We are still a few months away before the hockey season starts up, both professionally and recreational. These past few months, for some, have been filled with preparation for the upcoming season. Myself included, this year I purchased a road bicycle to build up my leg muscle and better my endurance. While training, I’ve used two applications for my iPhone to keep track of my rides. Here is my review of Map My Ride (MMR) and Strava.
I first heard about the Map My Ride application after watching the Tour de France. A part sponsor, MMR offered a competition throughout the Tour to peak the interests of amateur bicyclists. Offering varying distances of the Tour itself, it was a great way to utilize the application.
Similarly, Strava paid for commercial spotlights throughout the Tour, one memorable one being the Four Flats and a Snowball commercial. Intrigued, a quick Google search prompted me to visit the site and eventually download the application.
It may not seem important when using an application, but visual aesthetics is important. No, I’m not speaking about the application’s logo, but the interface.
Map My Ride looks closer to a message board while Strava takes a much different approach; simplicity.

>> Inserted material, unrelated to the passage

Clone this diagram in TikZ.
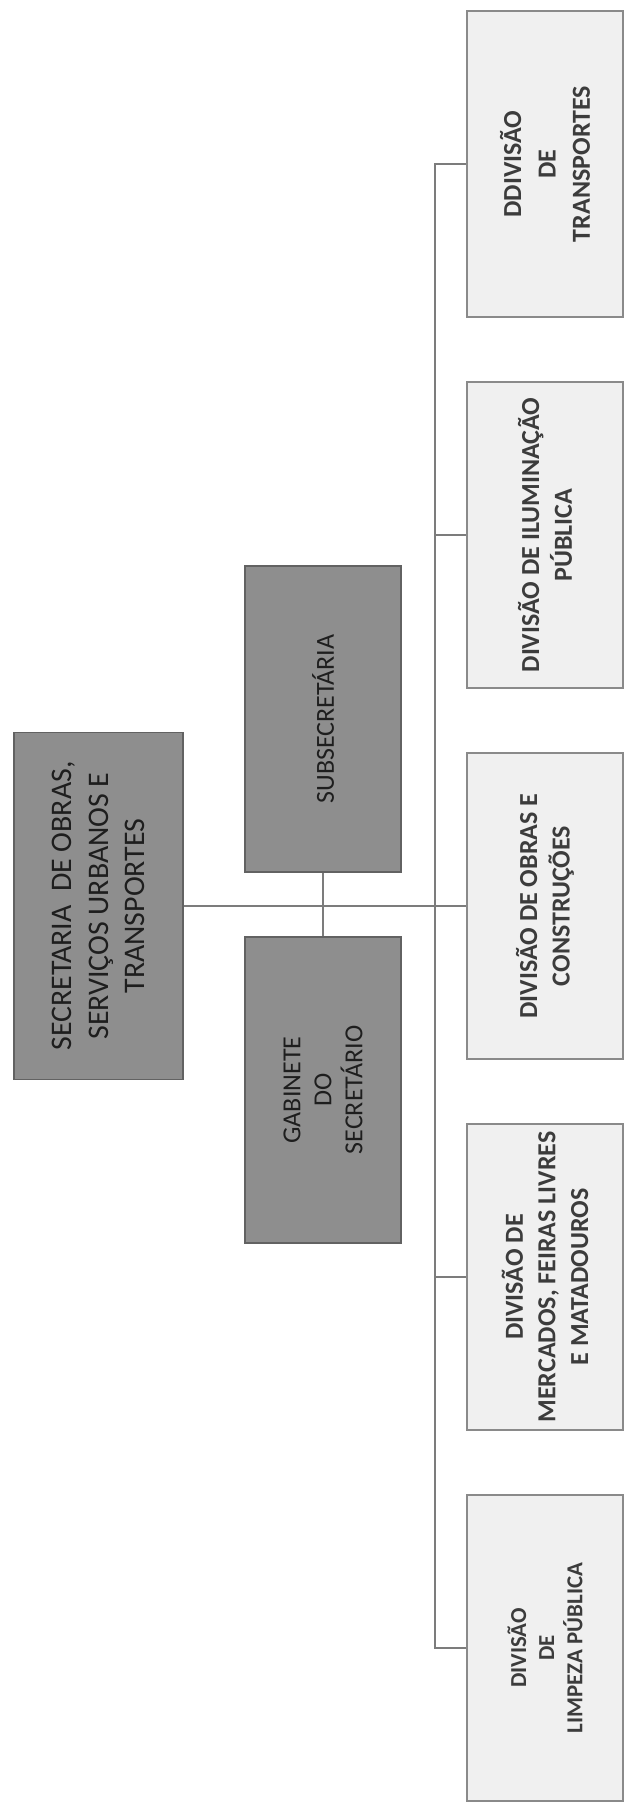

The dashboard of MMR takes some getting used to. OK, a lot of getting used to. Three separate click bars to choose from, some with similar key words, left me rather confused. For example, and I’ve still yet to figure this out entirely, when you click on your recent ride, if you click on the map, some data shows; but when you click on the recent workout other data shows. Why not one click to get all information on your last ride? The confusion continues throughout the site, with adds placed in random spots throughout. It really does take some getting used to.
Strava on the other hand has done their homework by creating a much simpler interface. A whole lot of white area, one major click bar at the top, three tabs below relating to your ride to choose from, and one click to find data on your most recent ride. Simpler the better, Strava has it right.
When you launch MMR you are given 9 choices to choose from, varying from the settings, nutrition, past workout, etc… The record button is larger than the rest, notifying you rather easily of what to do. Rather easy, but still a bit cluttered.
Strava again takes the simplistic approach, with 5 small tabs at the bottom to choose from (new ride, feed, explore, profile, settings). The home screen, the new ride tab, has a large play button in the center. Hit play and you are all set to go on your ride while the application collects your data.
One major feature that Map My Ride has that Strava does not is the voice feedback. Seems a bit minor, but having a robotic woman notifying you of your choices of total distance, total time, average pace, current pace, average speed and current speed is something to look forward too. You are able to choose your increments of when she speaks to you, so pedal away with confidence and get notified when you are a quarter, half, three-fourths and finished with your goals.
Strava, if it has not been noticed already, has simplicity working for it. Some may question if simpler is better, and in this case I would argue yes. It has nearly all the features of MMR except the voice feedback, and includes King/Queen of the Mountain competitions. Partake in local rides that others have ridden and see how your time stacks up. Definitely motivational. Further, you can break up your route into segments, allowing you to dissect your ride even further to see your improvement.
When it comes down to it, like so many things in life, you like parts of each and dislike parts of each. Strava has the better interface by far, allowing users to easily obtain the information they are looking for as well as segmenting. Map My Ride on the other hand lacks that interface, but offers voice feedback that really is quite nice and motivational.
All and all, Map My Ride will soon be departing my application usage, utilizing Strava exclusively with the addition of a bike computer to reference for distance and speed throughout my rides, replacing the voice recognition.